### Set problem
Write out each line exactly as given. Leave the pictures out of your copy.

### Stored data
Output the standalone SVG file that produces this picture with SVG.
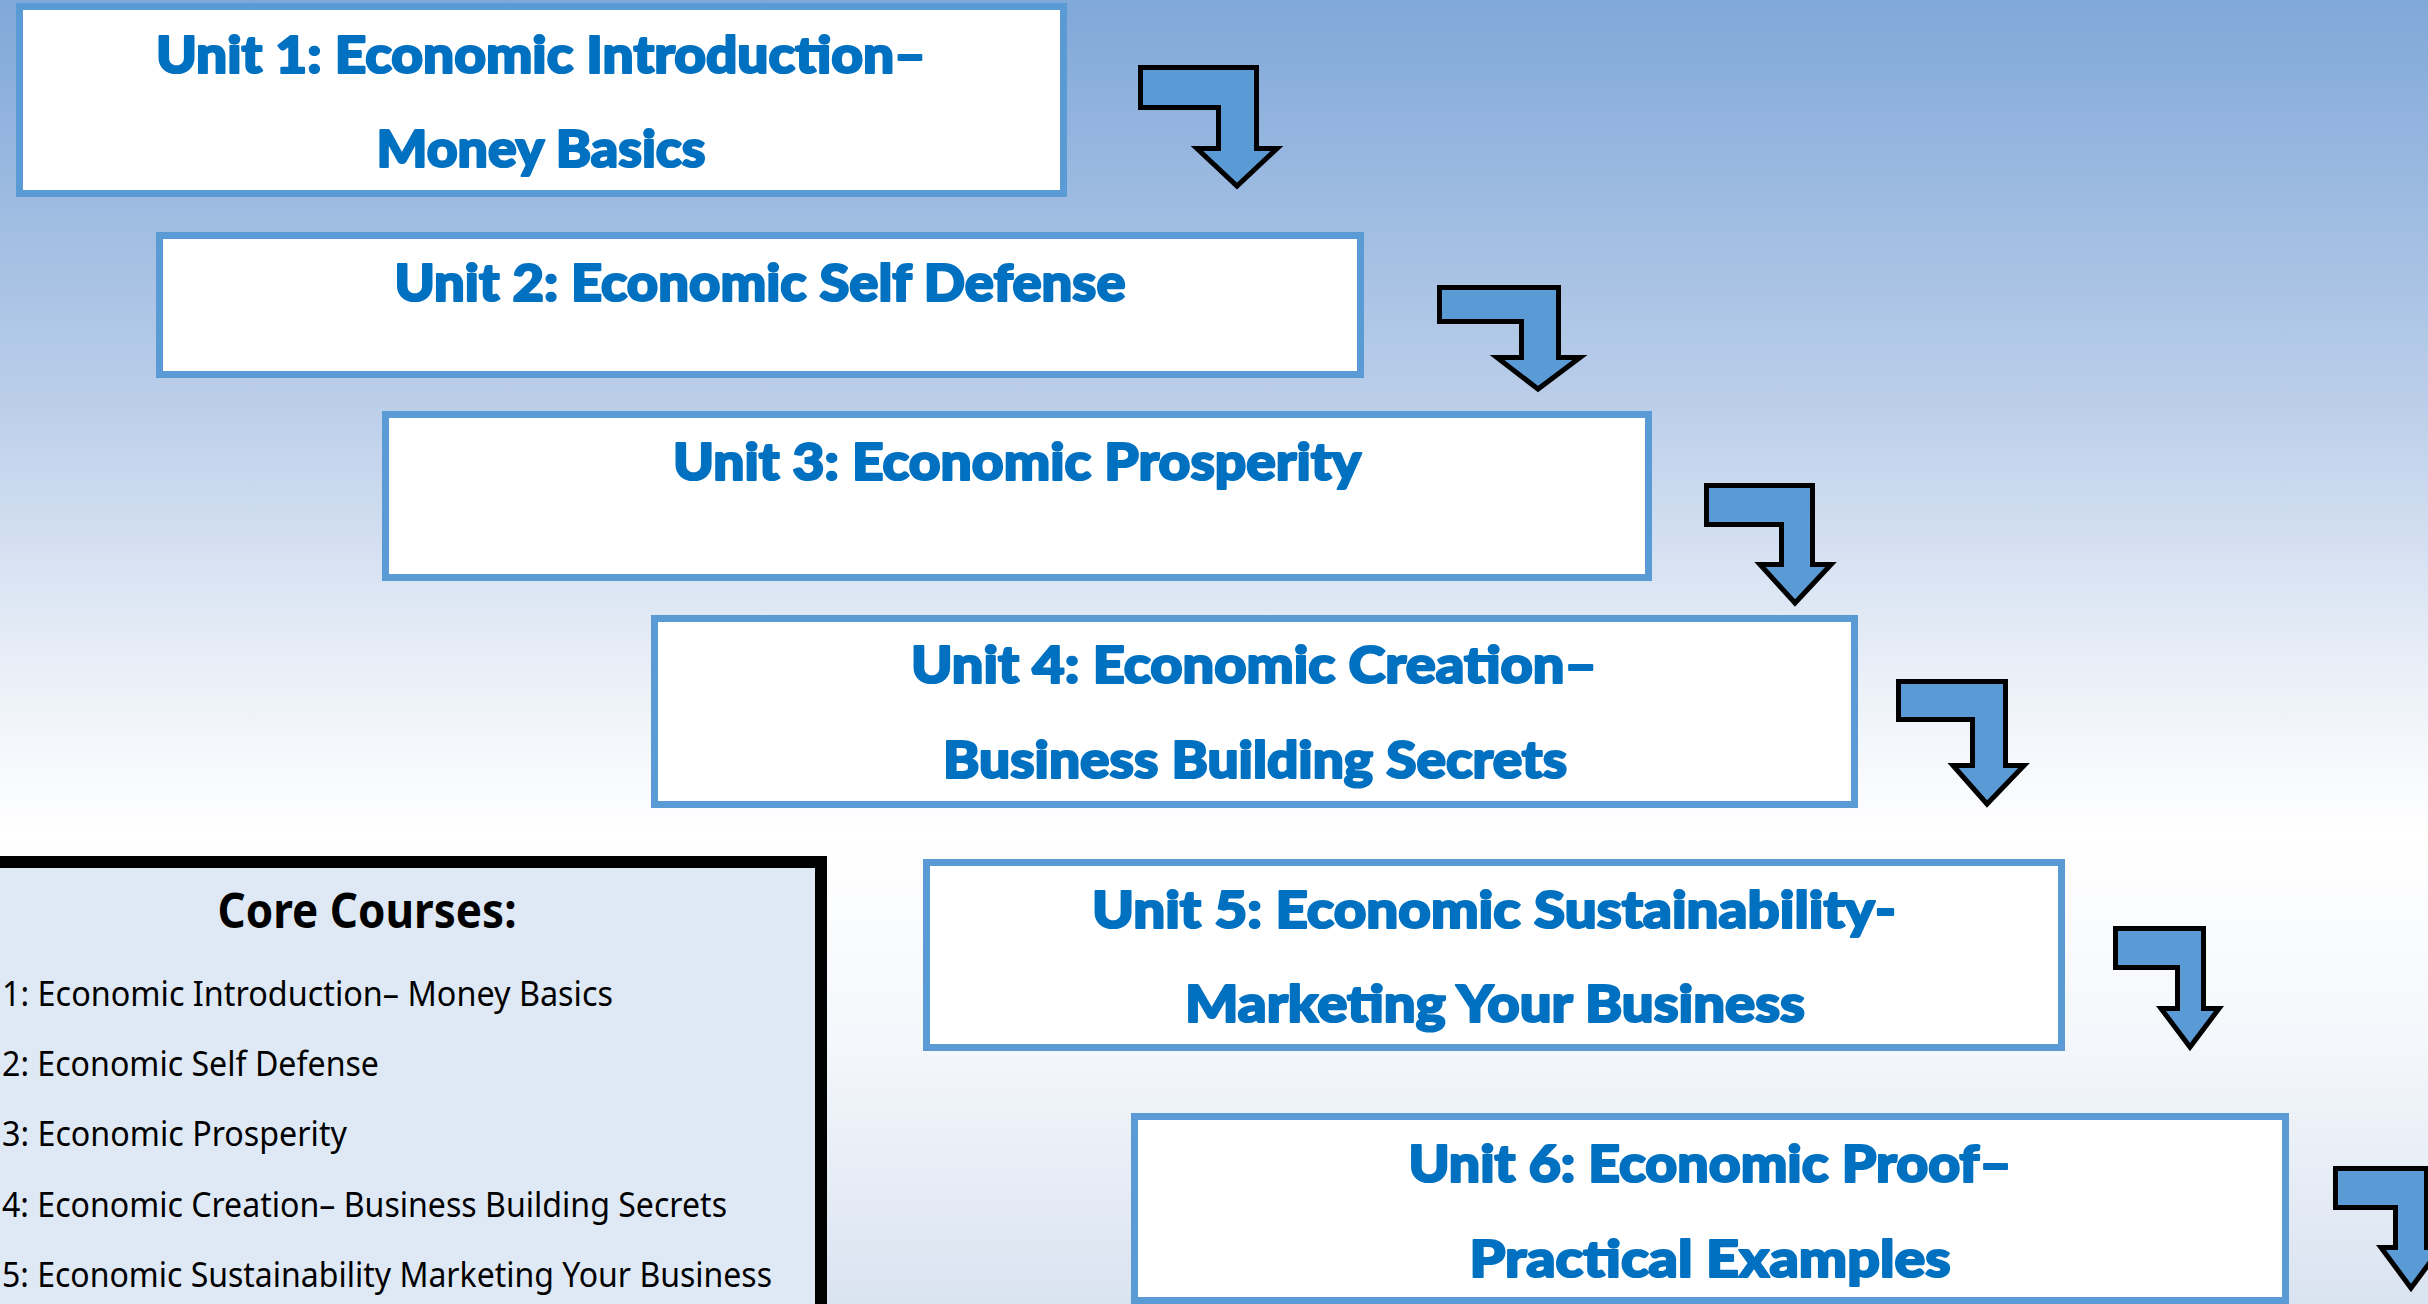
<svg xmlns="http://www.w3.org/2000/svg" width="2428" height="1304" viewBox="0 0 2428 1304">
<defs>
<linearGradient id="bg" x1="0" y1="0" x2="0" y2="1">
<stop offset="0" stop-color="#80A8D9"/>
<stop offset="0.3" stop-color="#B9CDE9"/>
<stop offset="0.52" stop-color="#EBF0F8"/>
<stop offset="0.64" stop-color="#FFFFFF"/>
<stop offset="0.8" stop-color="#F4F7FB"/>
<stop offset="1" stop-color="#DAE3F1"/>
</linearGradient>
</defs>
<style>
.unit{fill:#FFFFFF;stroke:#5B9BD5;stroke-width:7}
.ut{font-family:Lato,"Liberation Sans",sans-serif;font-weight:900;font-size:52px;fill:#0070C0;stroke:#0070C0;stroke-width:2.2;stroke-linejoin:round;text-anchor:middle}
.arrow{fill:#5B9BD5;stroke:#000000;stroke-width:5;stroke-linejoin:miter}
.core{fill:#DEE9F5;stroke:#000000;stroke-width:12}
.ct{font-family:"Noto Sans","Liberation Sans",sans-serif;font-weight:bold;font-size:48px;fill:#000000;text-anchor:middle}
.ci{font-family:"Noto Sans","Liberation Sans",sans-serif;font-size:35px;fill:#000000}
</style>
<rect x="0" y="0" width="2428" height="1304" fill="url(#bg)"/>

<g id="unit1">
<rect class="unit" x="19.5" y="6.5" width="1044" height="187"/>
<text class="ut" x="541" y="73" textLength="770" lengthAdjust="spacingAndGlyphs">Unit 1: Economic Introduction–</text>
<text class="ut" x="541" y="167" textLength="329" lengthAdjust="spacingAndGlyphs">Money Basics</text>
</g>

<g id="unit2">
<rect class="unit" x="159.5" y="235.5" width="1201" height="139"/>
<text class="ut" x="760" y="301" textLength="731" lengthAdjust="spacingAndGlyphs">Unit 2: Economic Self Defense</text>
</g>

<g id="unit3">
<rect class="unit" x="385.5" y="414.5" width="1263" height="163"/>
<text class="ut" x="1017" y="480" textLength="688" lengthAdjust="spacingAndGlyphs">Unit 3: Economic Prosperity</text>
</g>

<g id="unit4">
<rect class="unit" x="654.5" y="618.5" width="1200" height="186"/>
<text class="ut" x="1254" y="683" textLength="686" lengthAdjust="spacingAndGlyphs">Unit 4: Economic Creation–</text>
<text class="ut" x="1255" y="778" textLength="624" lengthAdjust="spacingAndGlyphs">Business Building Secrets</text>
</g>

<g id="unit5">
<rect class="unit" x="926.5" y="862.5" width="1135" height="185"/>
<text class="ut" x="1494" y="928" textLength="804" lengthAdjust="spacingAndGlyphs">Unit 5: Economic Sustainability-</text>
<text class="ut" x="1495" y="1022" textLength="620" lengthAdjust="spacingAndGlyphs">Marketing Your Business</text>
</g>

<g id="unit6">
<rect class="unit" x="1134.5" y="1116.5" width="1151" height="184"/>
<text class="ut" x="1710" y="1182" textLength="603" lengthAdjust="spacingAndGlyphs">Unit 6: Economic Proof–</text>
<text class="ut" x="1710" y="1277" textLength="481" lengthAdjust="spacingAndGlyphs">Practical Examples</text>
</g>

<g id="core-courses">
<rect class="core" x="-20" y="862" width="841" height="500"/>
<text class="ct" x="367" y="928" textLength="299" lengthAdjust="spacingAndGlyphs">Core Courses:</text>
<text class="ci" x="2" y="1006" textLength="611" lengthAdjust="spacingAndGlyphs">1: Economic Introduction– Money Basics</text>
<text class="ci" x="2" y="1076" textLength="377" lengthAdjust="spacingAndGlyphs">2: Economic Self Defense</text>
<text class="ci" x="2" y="1146" textLength="345" lengthAdjust="spacingAndGlyphs">3: Economic Prosperity</text>
<text class="ci" x="2" y="1217" textLength="725" lengthAdjust="spacingAndGlyphs">4: Economic Creation– Business Building Secrets</text>
<text class="ci" x="2" y="1287" textLength="770" lengthAdjust="spacingAndGlyphs">5: Economic Sustainability Marketing Your Business</text>
</g>

<g id="connectors">
<path class="arrow" d="M1140.5,67.5 H1256.5 V148.5 H1277 L1237,186 L1197,148.5 H1218.5 V107.5 H1140.5 Z"/>
<path class="arrow" d="M1439.5,287.5 H1558.5 V357.5 H1580 L1538,389 L1497,357.5 H1521.5 V321.5 H1439.5 Z"/>
<path class="arrow" d="M1706.5,485.5 H1812.5 V564.5 H1831 L1795,603 L1760,564.5 H1781.5 V524.5 H1706.5 Z"/>
<path class="arrow" d="M1898.5,681.5 H2005.5 V765.5 H2024 L1987,804 L1953,765.5 H1972.5 V719.5 H1898.5 Z"/>
<path class="arrow" d="M2115.5,928.5 H2203.5 V1008.5 H2219 L2190,1047 L2161,1008.5 H2177.5 V967.5 H2115.5 Z"/>
<path class="arrow" d="M2335.5,1168.5 H2426.5 V1247.5 H2441 L2411,1288 L2381,1247.5 H2395.5 V1207.5 H2335.5 Z"/>
</g>
</svg>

### Complete response
Output the standalone SVG file that produces this picture with SVG.
<svg xmlns="http://www.w3.org/2000/svg" width="2428" height="1304" viewBox="0 0 2428 1304">
<defs>
<linearGradient id="bg" x1="0" y1="0" x2="0" y2="1">
<stop offset="0" stop-color="#80A8D9"/>
<stop offset="0.3" stop-color="#B9CDE9"/>
<stop offset="0.52" stop-color="#EBF0F8"/>
<stop offset="0.64" stop-color="#FFFFFF"/>
<stop offset="0.8" stop-color="#F4F7FB"/>
<stop offset="1" stop-color="#DAE3F1"/>
</linearGradient>
</defs>
<style>
.unit{fill:#FFFFFF;stroke:#5B9BD5;stroke-width:7}
.ut{font-family:Lato,"Liberation Sans",sans-serif;font-weight:900;font-size:52px;fill:#0070C0;stroke:#0070C0;stroke-width:2.2;stroke-linejoin:round;text-anchor:middle}
.arrow{fill:#5B9BD5;stroke:#000000;stroke-width:5;stroke-linejoin:miter}
.core{fill:#DEE9F5;stroke:#000000;stroke-width:12}
.ct{font-family:"Noto Sans","Liberation Sans",sans-serif;font-weight:bold;font-size:48px;fill:#000000;text-anchor:middle}
.ci{font-family:"Noto Sans","Liberation Sans",sans-serif;font-size:35px;fill:#000000}
</style>
<rect x="0" y="0" width="2428" height="1304" fill="url(#bg)"/>

<g id="unit1">
<rect class="unit" x="19.5" y="6.5" width="1044" height="187"/>
<text class="ut" x="541" y="73" textLength="770" lengthAdjust="spacingAndGlyphs">Unit 1: Economic Introduction–</text>
<text class="ut" x="541" y="167" textLength="329" lengthAdjust="spacingAndGlyphs">Money Basics</text>
</g>

<g id="unit2">
<rect class="unit" x="159.5" y="235.5" width="1201" height="139"/>
<text class="ut" x="760" y="301" textLength="731" lengthAdjust="spacingAndGlyphs">Unit 2: Economic Self Defense</text>
</g>

<g id="unit3">
<rect class="unit" x="385.5" y="414.5" width="1263" height="163"/>
<text class="ut" x="1017" y="480" textLength="688" lengthAdjust="spacingAndGlyphs">Unit 3: Economic Prosperity</text>
</g>

<g id="unit4">
<rect class="unit" x="654.5" y="618.5" width="1200" height="186"/>
<text class="ut" x="1254" y="683" textLength="686" lengthAdjust="spacingAndGlyphs">Unit 4: Economic Creation–</text>
<text class="ut" x="1255" y="778" textLength="624" lengthAdjust="spacingAndGlyphs">Business Building Secrets</text>
</g>

<g id="unit5">
<rect class="unit" x="926.5" y="862.5" width="1135" height="185"/>
<text class="ut" x="1494" y="928" textLength="804" lengthAdjust="spacingAndGlyphs">Unit 5: Economic Sustainability-</text>
<text class="ut" x="1495" y="1022" textLength="620" lengthAdjust="spacingAndGlyphs">Marketing Your Business</text>
</g>

<g id="unit6">
<rect class="unit" x="1134.5" y="1116.5" width="1151" height="184"/>
<text class="ut" x="1710" y="1182" textLength="603" lengthAdjust="spacingAndGlyphs">Unit 6: Economic Proof–</text>
<text class="ut" x="1710" y="1277" textLength="481" lengthAdjust="spacingAndGlyphs">Practical Examples</text>
</g>

<g id="core-courses">
<rect class="core" x="-20" y="862" width="841" height="500"/>
<text class="ct" x="367" y="928" textLength="299" lengthAdjust="spacingAndGlyphs">Core Courses:</text>
<text class="ci" x="2" y="1006" textLength="611" lengthAdjust="spacingAndGlyphs">1: Economic Introduction– Money Basics</text>
<text class="ci" x="2" y="1076" textLength="377" lengthAdjust="spacingAndGlyphs">2: Economic Self Defense</text>
<text class="ci" x="2" y="1146" textLength="345" lengthAdjust="spacingAndGlyphs">3: Economic Prosperity</text>
<text class="ci" x="2" y="1217" textLength="725" lengthAdjust="spacingAndGlyphs">4: Economic Creation– Business Building Secrets</text>
<text class="ci" x="2" y="1287" textLength="770" lengthAdjust="spacingAndGlyphs">5: Economic Sustainability Marketing Your Business</text>
</g>

<g id="connectors">
<path class="arrow" d="M1140.5,67.5 H1256.5 V148.5 H1277 L1237,186 L1197,148.5 H1218.5 V107.5 H1140.5 Z"/>
<path class="arrow" d="M1439.5,287.5 H1558.5 V357.5 H1580 L1538,389 L1497,357.5 H1521.5 V321.5 H1439.5 Z"/>
<path class="arrow" d="M1706.5,485.5 H1812.5 V564.5 H1831 L1795,603 L1760,564.5 H1781.5 V524.5 H1706.5 Z"/>
<path class="arrow" d="M1898.5,681.5 H2005.5 V765.5 H2024 L1987,804 L1953,765.5 H1972.5 V719.5 H1898.5 Z"/>
<path class="arrow" d="M2115.5,928.5 H2203.5 V1008.5 H2219 L2190,1047 L2161,1008.5 H2177.5 V967.5 H2115.5 Z"/>
<path class="arrow" d="M2335.5,1168.5 H2426.5 V1247.5 H2441 L2411,1288 L2381,1247.5 H2395.5 V1207.5 H2335.5 Z"/>
</g>
</svg>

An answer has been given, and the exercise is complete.